Allo stesso modo, il servizio che accetta un commento a un prodotto non si deve preoccupare dell’identificazione di chi lo sottopone, che sarà gestita da un altro. Una conseguenza di questo è che apportare modifiche a una applicazione scomposta in microservizi è semplice e veloce. Si interviene solo sui microservizi coinvolti, senza dover mettere mano a migliaia di righe di codice alla ricerca dei punti in cui fare modifiche.

Un altro elemento importante abilitato dalla logica dei microservizi è che, essendo questi isolati e autonomi, vi si possono associare le risorse più indicate, invece di pensarle per tutta un’applicazione nel suo complesso.

Questo vale in particolare negli ambienti virtualizzati e PaaS, luogo ideale dove far “vivere” i microservizi (ma non necessariamente l’unico, l’approccio è generico).

Applicazioni e container: i microservizi si collegano logicamente all’impostazione dei secondi

Il concetto di microservizio si lega bene a quello di container: entrambi sono componenti “atomici” e stateless.
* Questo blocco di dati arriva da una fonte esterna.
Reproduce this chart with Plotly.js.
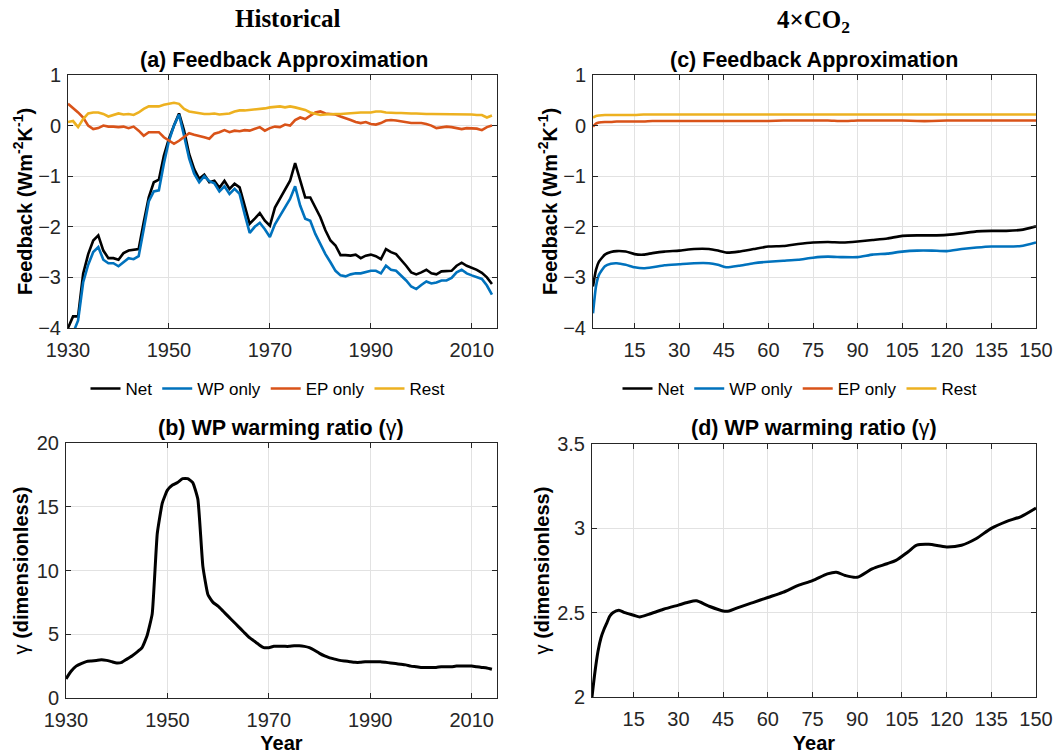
<!DOCTYPE html>
<html>
<head>
<meta charset="utf-8">
<script src="https://cdn.plot.ly/plotly-3.0.1.min.js"></script>
<style>
  html, body { margin: 0; padding: 0; background: #fff; }
  #chart { width: 1055px; height: 754px; }
</style>
</head>
<body>
<div id="chart"></div>
<script>
// ---------------- DATA ----------------
// Historical (annual, 1930-2014)
const histStartYear = 1930;
const netHist = [-4.0,-3.77,-3.77,-2.93,-2.54,-2.27,-2.17,-2.47,-2.62,-2.62,
  -2.65,-2.52,-2.47,-2.46,-2.44,-1.91,-1.42,-1.12,-1.07,-0.59,
  -0.26,0.0,0.24,-0.1,-0.56,-0.86,-1.05,-0.97,-1.12,-1.09,
  -1.23,-1.09,-1.25,-1.15,-1.22,-1.58,-1.94,-1.84,-1.73,-1.88,
  -1.98,-1.62,-1.45,-1.28,-1.09,-0.74,-1.09,-1.42,-1.42,-1.61,
  -1.81,-2.07,-2.27,-2.37,-2.56,-2.56,-2.57,-2.55,-2.62,-2.57,
  -2.55,-2.58,-2.64,-2.44,-2.50,-2.54,-2.65,-2.77,-2.90,-2.94,
  -2.90,-2.85,-2.92,-2.94,-2.88,-2.88,-2.87,-2.77,-2.71,-2.77,
  -2.81,-2.85,-2.91,-3.0,-3.13];
const wpHist = [-4.6,-4.1,-3.85,-3.1,-2.75,-2.5,-2.40,-2.65,-2.72,-2.72,
  -2.78,-2.70,-2.62,-2.64,-2.58,-2.05,-1.5,-1.3,-1.28,-0.75,
  -0.3,0.0,0.22,-0.2,-0.65,-0.95,-1.12,-1.0,-1.1,-1.14,
  -1.3,-1.2,-1.35,-1.25,-1.35,-1.75,-2.12,-2.0,-1.92,-2.05,
  -2.2,-1.95,-1.78,-1.61,-1.45,-1.2,-1.58,-1.84,-1.88,-2.14,
  -2.34,-2.54,-2.70,-2.87,-2.96,-2.98,-2.94,-2.92,-2.92,-2.89,
  -2.87,-2.87,-2.92,-2.77,-2.85,-2.87,-2.96,-3.06,-3.18,-3.23,
  -3.15,-3.08,-3.12,-3.10,-3.06,-3.06,-3.01,-2.90,-2.85,-2.92,
  -2.96,-3.0,-3.03,-3.16,-3.34];
const epHist = [0.43,0.35,0.26,0.16,0.0,-0.07,-0.05,0.0,-0.02,-0.02,
  -0.03,-0.02,-0.05,-0.02,-0.1,-0.2,-0.13,-0.13,-0.13,-0.23,
  -0.3,-0.36,-0.3,-0.22,-0.15,-0.18,-0.2,-0.23,-0.26,-0.16,
  -0.13,-0.09,-0.13,-0.1,-0.11,-0.09,-0.1,-0.07,-0.03,-0.1,
  -0.05,-0.02,-0.03,0.02,0.0,0.11,0.16,0.13,0.2,0.26,
  0.28,0.24,0.23,0.22,0.18,0.15,0.11,0.07,0.05,0.07,
  0.03,0.02,0.05,0.1,0.11,0.1,0.08,0.07,0.05,0.05,
  0.05,0.03,0.0,-0.05,-0.03,-0.02,-0.03,-0.05,-0.07,-0.05,
  -0.05,-0.06,-0.09,-0.03,0.0];
const restHist = [0.07,0.09,-0.03,0.13,0.24,0.26,0.26,0.23,0.18,0.21,
  0.24,0.22,0.23,0.21,0.26,0.33,0.38,0.38,0.38,0.41,
  0.43,0.45,0.43,0.33,0.28,0.26,0.24,0.23,0.23,0.24,
  0.22,0.23,0.24,0.28,0.3,0.3,0.31,0.31,0.33,0.34,
  0.36,0.37,0.38,0.36,0.38,0.36,0.33,0.31,0.26,0.23,
  0.21,0.22,0.23,0.23,0.23,0.24,0.24,0.26,0.26,0.26,
  0.26,0.28,0.28,0.26,0.25,0.25,0.25,0.24,0.24,0.24,
  0.23,0.23,0.23,0.23,0.23,0.23,0.23,0.23,0.22,0.23,
  0.22,0.21,0.21,0.16,0.2];
const gammaHist = [1.5,2.1,2.5,2.7,2.85,2.9,2.95,3.0,2.95,2.85,
  2.75,2.8,3.05,3.3,3.6,3.95,4.9,6.6,12.9,15.3,
  16.3,16.7,16.9,17.2,17.2,16.9,15.6,10.3,8.1,7.5,
  7.2,6.8,6.4,6.0,5.6,5.2,4.8,4.5,4.2,3.95,
  3.95,4.05,4.05,4.05,4.05,4.1,4.1,4.05,3.95,3.75,
  3.5,3.3,3.15,3.05,2.95,2.9,2.85,2.8,2.8,2.85,
  2.85,2.85,2.85,2.8,2.75,2.7,2.65,2.6,2.5,2.45,
  2.4,2.4,2.4,2.4,2.45,2.45,2.45,2.5,2.5,2.5,
  2.5,2.45,2.4,2.35,2.25];

// 4xCO2 feedback (years since abrupt 4xCO2)
const co2Years = [1,2,3,5,7,9,12,15,18,21,25,30,35,40,43,46,50,55,60,65,70,75,80,85,90,95,100,105,110,115,120,125,130,135,140,145,150];
const netCO2  = [-3.18,-2.85,-2.69,-2.55,-2.5,-2.48,-2.49,-2.54,-2.55,-2.52,-2.49,-2.47,-2.44,-2.44,-2.47,-2.51,-2.49,-2.44,-2.39,-2.38,-2.34,-2.31,-2.30,-2.31,-2.29,-2.26,-2.23,-2.18,-2.17,-2.17,-2.16,-2.13,-2.09,-2.08,-2.08,-2.06,-1.99];
const wpCO2   = [-3.71,-3.18,-2.95,-2.78,-2.73,-2.72,-2.75,-2.80,-2.82,-2.80,-2.76,-2.74,-2.72,-2.72,-2.75,-2.80,-2.77,-2.72,-2.69,-2.67,-2.65,-2.61,-2.59,-2.60,-2.60,-2.55,-2.53,-2.49,-2.47,-2.47,-2.48,-2.44,-2.41,-2.39,-2.39,-2.38,-2.31];
const epCO2   = [-0.02,0.04,0.06,0.07,0.07,0.08,0.08,0.08,0.08,0.09,0.09,0.09,0.09,0.09,0.09,0.09,0.09,0.09,0.09,0.1,0.1,0.1,0.1,0.09,0.1,0.1,0.1,0.1,0.09,0.09,0.1,0.1,0.1,0.1,0.1,0.1,0.1];
const restCO2 = [0.16,0.19,0.2,0.21,0.21,0.21,0.21,0.21,0.22,0.22,0.22,0.22,0.22,0.22,0.22,0.22,0.22,0.22,0.22,0.22,0.22,0.22,0.22,0.22,0.22,0.22,0.22,0.22,0.22,0.22,0.22,0.22,0.22,0.22,0.22,0.22,0.22];

// 4xCO2 WP warming ratio
const gammaCO2Years = [1,2,3,4,5,6,7,8,10,12,15,17,20,25,30,33,36,40,45,47,50,55,60,65,70,75,80,83,86,90,95,100,103,107,110,114,120,125,130,135,140,145,150];
const gammaCO2 = [2.0,2.15,2.27,2.35,2.4,2.44,2.48,2.5,2.515,2.5,2.485,2.475,2.49,2.52,2.545,2.56,2.57,2.54,2.51,2.51,2.53,2.56,2.59,2.62,2.66,2.69,2.73,2.74,2.72,2.71,2.76,2.79,2.81,2.86,2.9,2.905,2.89,2.90,2.94,3.0,3.04,3.07,3.12];

// Tick labels
const histTicks = [1930, 1950, 1970, 1990, 2010];
const co2Ticks = [15, 30, 45, 60, 75, 90, 105, 120, 135, 150];
const fbTicks = [-4, -3, -2, -1, 0, 1];
const gammaHistTicks = [0, 5, 10, 15, 20];
const gammaCO2Ticks = [2, 2.5, 3, 3.5];
const gammaCO2TickText = ['2', '2.5', '3', '3.5'];

const seriesNames = ['Net', 'WP only', 'EP only', 'Rest'];
const seriesColors = ['#000000', '#0072BD', '#D95319', '#EDB120'];

// ---------------- LAYOUT ----------------
const W = 1055, H = 754;
const fx = v => v / W;
const fy = v => 1 - v / H;
const histYears = netHist.map((_, i) => histStartYear + i);

const FONT = 'Liberation Sans, Arial, Helvetica, sans-serif';
const SERIF = 'Liberation Serif, Times New Roman, serif';

function axisBase(extra) {
  return Object.assign({
    showline: true, linecolor: '#262626', linewidth: 1, mirror: 'ticks',
    ticks: 'inside', ticklen: 5, tickwidth: 1, tickcolor: '#262626',
    showgrid: true, gridcolor: '#e2e2e2', gridwidth: 1, zeroline: false,
    tickfont: { family: FONT, size: 20, color: '#262626' },
    automargin: false, fixedrange: true
  }, extra);
}
function xAxis(extra) { return axisBase(Object.assign({ ticklabelstandoff: 4 }, extra)); }
function yAxis(extra) { return axisBase(Object.assign({ ticklabelstandoff: 2 }, extra)); }

const traces = [];
const histSeries = [netHist, wpHist, epHist, restHist];
const co2Series = [netCO2, wpCO2, epCO2, restCO2];
histSeries.forEach((s, i) => traces.push({
  x: histYears, y: s, xaxis: 'x', yaxis: 'y', type: 'scatter', mode: 'lines',
  name: seriesNames[i], legend: 'legend', line: { color: seriesColors[i], width: 2.6 }
}));
co2Series.forEach((s, i) => traces.push({
  x: co2Years, y: s, xaxis: 'x2', yaxis: 'y2', type: 'scatter', mode: 'lines',
  name: seriesNames[i], legend: 'legend2', line: { color: seriesColors[i], width: 2.6, shape: 'spline', smoothing: 0.5 }
}));
traces.push({
  x: histYears, y: gammaHist, xaxis: 'x3', yaxis: 'y3', type: 'scatter', mode: 'lines',
  showlegend: false, line: { color: '#000000', width: 3, shape: 'spline', smoothing: 0.4 }
});
traces.push({
  x: gammaCO2Years, y: gammaCO2, xaxis: 'x4', yaxis: 'y4', type: 'scatter', mode: 'lines',
  showlegend: false, line: { color: '#000000', width: 3, shape: 'spline', smoothing: 0.8 }
});

const yTitleFont = { family: FONT, size: 20, color: '#000' };
const legendCommon = {
  orientation: 'h', xanchor: 'center', yanchor: 'middle',
  font: { family: FONT, size: 17, color: '#000' }, bgcolor: 'rgba(0,0,0,0)',
  itemwidth: 30, tracegroupgap: 0
};

const layout = {
  width: W, height: H,
  margin: { l: 0, r: 0, t: 0, b: 0 },
  paper_bgcolor: '#fff', plot_bgcolor: '#fff',
  font: { family: FONT, color: '#000' },
  xaxis: xAxis({ domain: [fx(68), fx(497)], anchor: 'y', range: [1930, 2015], tickvals: histTicks }),
  yaxis: yAxis({ domain: [fy(328), fy(75)], anchor: 'x', range: [-4, 1], tickvals: fbTicks,
    title: { text: '<b>Feedback (Wm<sup>-2</sup>K<sup>-1</sup>)</b>', font: yTitleFont, standoff: 0 } }),
  xaxis2: xAxis({ domain: [fx(593), fx(1036)], anchor: 'y2', range: [1, 150], tickvals: co2Ticks }),
  yaxis2: yAxis({ domain: [fy(328), fy(75)], anchor: 'x2', range: [-4, 1], tickvals: fbTicks,
    title: { text: '<b>Feedback (Wm<sup>-2</sup>K<sup>-1</sup>)</b>', font: yTitleFont, standoff: 0 } }),
  xaxis3: xAxis({ domain: [fx(66), fx(497)], anchor: 'y3', range: [1930, 2015], tickvals: histTicks,
    title: { text: '<b>Year</b>', font: yTitleFont, standoff: 6 } }),
  yaxis3: yAxis({ domain: [fy(698), fy(443)], anchor: 'x3', range: [0, 20], tickvals: gammaHistTicks,
    title: { text: 'γ <b>(dimensionless)</b>', font: yTitleFont, standoff: 2 } }),
  xaxis4: xAxis({ domain: [fx(592), fx(1036)], anchor: 'y4', range: [1, 150], tickvals: co2Ticks,
    title: { text: '<b>Year</b>', font: yTitleFont, standoff: 6 } }),
  yaxis4: yAxis({ domain: [fy(697), fy(444)], anchor: 'x4', range: [2, 3.5], tickvals: gammaCO2Ticks,
    ticktext: gammaCO2TickText,
    title: { text: 'γ <b>(dimensionless)</b>', font: yTitleFont, standoff: 2 } }),
  legend: Object.assign({ x: fx(268), y: fy(389) }, legendCommon),
  legend2: Object.assign({ x: fx(800), y: fy(389) }, legendCommon),
  annotations: [
    { text: '<b>Historical</b>', x: fx(288), y: fy(19), xref: 'paper', yref: 'paper',
      xanchor: 'center', yanchor: 'middle', showarrow: false, font: { family: SERIF, size: 25, color: '#000' } },
    { text: '<b>4×CO<sub>2</sub></b>', x: fx(813), y: fy(22), xref: 'paper', yref: 'paper',
      xanchor: 'center', yanchor: 'middle', showarrow: false, font: { family: SERIF, size: 25, color: '#000' } },
    { text: '<b>(a) Feedback Approximation</b>', x: fx(284), y: fy(60), xref: 'paper', yref: 'paper',
      xanchor: 'center', yanchor: 'middle', showarrow: false, font: { family: FONT, size: 21.5, color: '#000' } },
    { text: '<b>(c) Feedback Approximation</b>', x: fx(814), y: fy(60), xref: 'paper', yref: 'paper',
      xanchor: 'center', yanchor: 'middle', showarrow: false, font: { family: FONT, size: 21.5, color: '#000' } },
    { text: '<b>(b) WP warming ratio (</b>γ<b>)</b>', x: fx(281), y: fy(428), xref: 'paper', yref: 'paper',
      xanchor: 'center', yanchor: 'middle', showarrow: false, font: { family: FONT, size: 21.5, color: '#000' } },
    { text: '<b>(d) WP warming ratio (</b>γ<b>)</b>', x: fx(814), y: fy(428), xref: 'paper', yref: 'paper',
      xanchor: 'center', yanchor: 'middle', showarrow: false, font: { family: FONT, size: 21.5, color: '#000' } }
  ]
};

Plotly.newPlot('chart', traces, layout, { displayModeBar: false, staticPlot: true });
</script>
</body>
</html>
Per questo appare solo logico incapsulare un microservizio in un container e gestire un ambiente virtualizzato in modo che il microservizio scali orizzontalmente attivando tante istanze quante ne servono in un certo momento, dotandole delle risorse più opportune.

Proseguendo nel nostro esempio, è prevedibile che il microservizio collegato alla visualizzazione di un prodotto sia usato molto più intensamente di quello che gestisce la registrazione di un utente. Un ambiente PaaS pubblico o privato permette di adeguarsi a queste differenze.

L’altro lato della medaglia

Sarebbe troppo bello se tutti questi vantaggi non implicassero qualche complessità. E infatti lo sviluppo a microservizi ha i suoi punti critici. Anzi, essenzialmente uno: come l’applicazione monolitica viene disgregata in più servizi, anche il flusso dell’applicazione si scompone in vari passi che restano interdipendenti ma sono delegati a moduli autonomi e scollegati. Controllarlo diventa molto più difficile.

Quando si verifica un problema nel flusso delle operazioni distribuite tra più microservizi – magari decine – diventa complesso capire chi ha causato cosa. Non c’è più la possibilità di scorrere il codice monolitico per eseguire magari un debug e, prima o poi, arrivare al punto critico che non ha funzionato a dovere.

Strumenti e servizi dedicati al debug vero e proprio dei microservizi ce ne sono pochi. Si stanno sviluppando, è però probabile che chi passa ora ai microservizi dovrà assemblare da solo una propria cassetta degli attrezzi per affrontare questo aspetto. Che non è il solo, perché anche se i microservizi sono stati sviluppati a regola d’arte devono anche funzionare correttamente insieme. Questo rimanda al tema dell’orchestration, che è più noto e offre piattaforme già ben definite (Kubernetes su tutte).